More than 26,000 people have been infected with Ebola since the outbreak began and more than 10,800 have died, the World Health Organization said Wednesday.
In all, 26,079 people have contracted the disease since the current outbreak began 16 months ago and 10,823 of them have died — almost all in Guinea, Liberia and Sierra Leone.
The latest WHO figures, from the week leading to April 19, include 33 new confirmed cases — 21 in Guinea, 12 in Sierra Leone and none in Liberia. That compares to 37 new confirmed cases the week before, and 30 the week before that.
The U.N. health body said that while new confirmed cases appeared to have stagnated, increased efforts to stop transmission of the deadly virus were needed.
"The decline in confirmed cases of Ebola virus disease has halted over the last three weeks," the WHO said in its latest report. "To accelerate the decline towards zero cases will require stronger community engagement, improved contact tracing and earlier case identification."
The call for community engagement comes amid sentences of life in prison for 11 people accused of killing eight Ebola health workers and journalists last year in Guinea, in the village of Womey, located over 560 miles from the capital Conakry.
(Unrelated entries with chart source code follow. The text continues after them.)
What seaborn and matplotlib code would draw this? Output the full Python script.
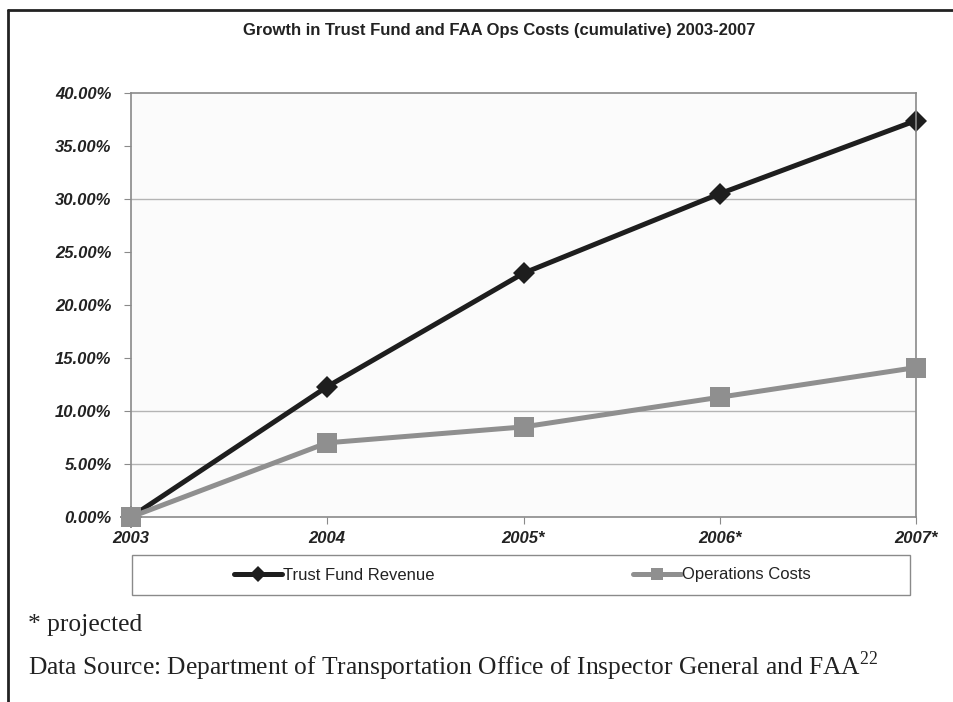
import matplotlib
matplotlib.use("Agg")
import matplotlib.pyplot as plt
import seaborn as sns
import pandas as pd
from matplotlib.lines import Line2D
from matplotlib.patches import Rectangle

years = ["2003", "2004", "2005*", "2006*", "2007*"]
trust_fund = [0.0, 12.3, 23.0, 30.5, 37.4]
ops_costs = [0.0, 7.0, 8.5, 11.3, 14.1]
series_names = ["Trust Fund Revenue", "Operations Costs"]
y_ticks = [0, 5, 10, 15, 20, 25, 30, 35, 40]
grid_values = [5, 10, 30]

sns.set_theme(style="white")
plt.rcParams["font.family"] = ["Liberation Sans", "DejaVu Sans"]
plt.rcParams["mathtext.fontset"] = "custom"
plt.rcParams["mathtext.rm"] = "Liberation Serif"

df = pd.DataFrame({
    "x": list(range(len(years))) * 2,
    "value": trust_fund + ops_costs,
    "series": [series_names[0]] * len(years) + [series_names[1]] * len(years),
})

fig = plt.figure(figsize=(9.54, 7.02), dpi=100)
ax = fig.add_axes([131 / 954, 1 - 517 / 702, (916 - 131) / 954, (517 - 93) / 702])
ax.set_facecolor("#fbfbfb")

colors = {series_names[0]: "#1e1e1e", series_names[1]: "#8f8f8f"}
markers = {series_names[0]: "D", series_names[1]: "s"}

for name in series_names:
    sub = df[df["series"] == name]
    sns.lineplot(data=sub, x="x", y="value", ax=ax, color=colors[name],
                 marker=markers[name], markersize=14 if name == series_names[1] else 11,
                 markeredgewidth=0, linewidth=3.6, legend=False, clip_on=False,
                 zorder=3 if name == series_names[1] else 2)

ax.set_xlim(0, len(years) - 1)
ax.set_ylim(0, 40)
ax.set_xticks(range(len(years)))
ax.set_xticklabels(years)
ax.set_yticks(y_ticks)
ax.set_yticklabels([f"{v:.2f}%" for v in y_ticks])
for v in grid_values:
    ax.axhline(v, color="#b4b4b4", linewidth=1.0, zorder=1)
ax.set_xlabel("")
ax.set_ylabel("")
for s in ax.spines.values():
    s.set_color("#8a8a8a")
    s.set_linewidth(1.2)
ax.tick_params(axis="both", which="major", length=5, width=0.8, color="#8a8a8a",
               bottom=True, left=True)
ax.tick_params(axis="y", pad=9)
ax.tick_params(axis="x", pad=5)
for lab in ax.get_xticklabels() + ax.get_yticklabels():
    lab.set_fontweight("bold")
    lab.set_fontstyle("italic")
    lab.set_fontsize(12)
    lab.set_color("#222222")

fig.text(499 / 954, 1 - 30 / 702, "Growth in Trust Fund and FAA Ops Costs (cumulative) 2003-2007",
         ha="center", va="center", fontsize=12, fontweight="bold", color="#222222")

# legend box
fig.patches.append(Rectangle((132 / 954, 1 - 595 / 702), (910 - 132) / 954, 40 / 702,
                             transform=fig.transFigure, facecolor="white",
                             edgecolor="#8a8a8a", linewidth=1.0))
handles = [Line2D([], [], color=colors[n], marker=markers[n], linewidth=3.6,
                  markersize=8 if n == series_names[0] else 9, markeredgewidth=0)
           for n in series_names]
fig.legend(handles, series_names, loc="center", bbox_to_anchor=(522 / 954, 1 - 575 / 702),
           ncol=2, frameon=False, fontsize=12, handlelength=2.9, handletextpad=0.05,
           columnspacing=11.9, labelcolor="#222222")

fig.text(28 / 954, 1 - 625 / 702, "* projected", ha="left", va="center",
         fontsize=18.4, family="Liberation Serif", color="#222222")
fig.text(28 / 954, 1 - 666 / 702,
         "Data Source: Department of Transportation Office of Inspector General and FAA$^{22}$",
         ha="left", va="center", fontsize=18.4, family="Liberation Serif", color="#222222")

# page border (top and left)
fig.add_artist(Line2D([8 / 954, 8 / 954], [0, 1 - 10 / 702], transform=fig.transFigure,
                      color="#222222", linewidth=2))
fig.add_artist(Line2D([8 / 954, 1], [1 - 10 / 702, 1 - 10 / 702], transform=fig.transFigure,
                      color="#222222", linewidth=2))

fig.savefig("out.png", dpi=100, facecolor="white")
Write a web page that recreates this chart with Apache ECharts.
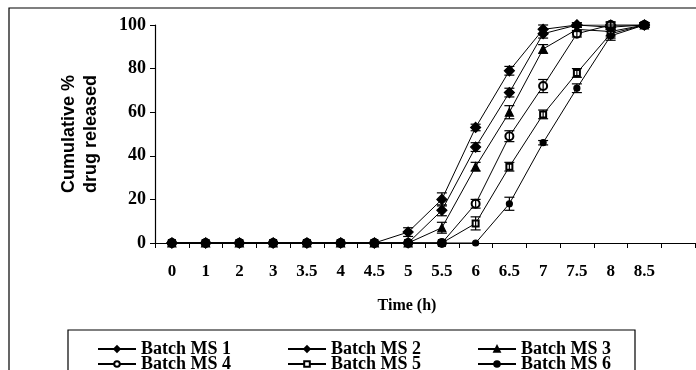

The killings happened when the delegation visited in September to raise awareness about how to combat Ebola. The group was attacked by a mob armed with knives and stones.
Authorities have struggled to overcome widespread distrust, misinformation and stigma among residents, particularly in isolated areas, which have complicated efforts to contain the highly contagious disease.
Meanwhile, an experimental Ebola drug successfully cured all three monkeys intentionally infected with the virus, scientists reported on Wednesday in a study published in the journal Nature.
Although other experimental treatments appeared to help Ebola patients last year, especially in the United States, those one-time uses cannot prove efficacy against the "Makona" strain responsible for the current Ebola outbreak, since patients' recovery might be due to other causes, scientists say.
Similarly, drugs, including one known as ZMapp, cured monkeys in lab experiments, but in a strain of Ebola different from that responsible for the current outbreak.
"We can't say for certain that an experimental drug that works against one strain will work in another, even if they're almost identical genetically," Thomas Geisbert of the University of Texas Medical Branch, senior author of the study, told Reuters.
The WHO gave the green light last August for experimental drugs to be used in the current outbreak, the deadliest in history by far. Several drug candidates are being fast-tracked through the normally years-long trial process, and while many have shown promise, it was not known if they would work against the Makona strain specifically.